Because door glass uses channel retention, there is no long adhesive cure to wait through the way there is on a windshield. The replacement itself typically takes around 30 to 45 minutes, and the careful steps before and after are what separate a lasting result from a quick patch.

What About Insurance?

Door glass often falls under the comprehensive portion of an auto policy, and many drivers are unsure how that works. We make it easy. We assist with the insurance claim, work directly with your insurer, and take care of the glass-side paperwork so the process stays low-stress for you. Florida drivers should also know that the state has a no-deductible benefit associated with certain windshield glass coverage; the specifics of how any benefit applies depend on your policy, and we are glad to help you understand your comprehensive coverage as it relates to glass. The goal is simple: keep the experience smooth so you can focus on getting back on the road.

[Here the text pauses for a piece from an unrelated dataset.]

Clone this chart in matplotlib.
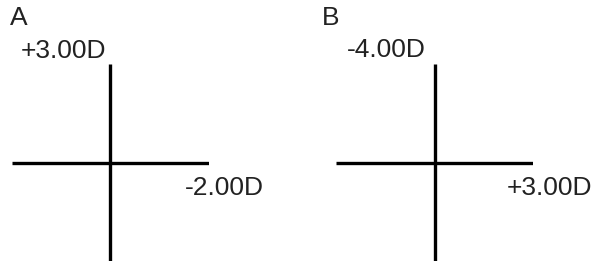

The Bottom Line for New Beetle Owners

Most of what people "know" about door glass replacement is a mix of outdated assumptions and confusion with windshield repair. Door glass is not all the same; it is matched to your New Beetle's curvature, features, and tint. It is not bonded and cured like a windshield; it rides in channels and seals. You are not locked into the dealer; an independent mobile provider can use OEM-quality glass and back the work with a lifetime workmanship warranty. A cracked tempered side window cannot be filled like a chip; it has to be replaced. And tint does not magically transfer; the right shade has to be specified or fresh film applied.

Knowing what is true puts you in control. Instead of delaying out of fear or overpaying out of habit, you can choose convenient mobile service across Arizona and Florida, get the correct glass for your car, and have a properly working window again, usually faster and simpler than the myths would have you believe.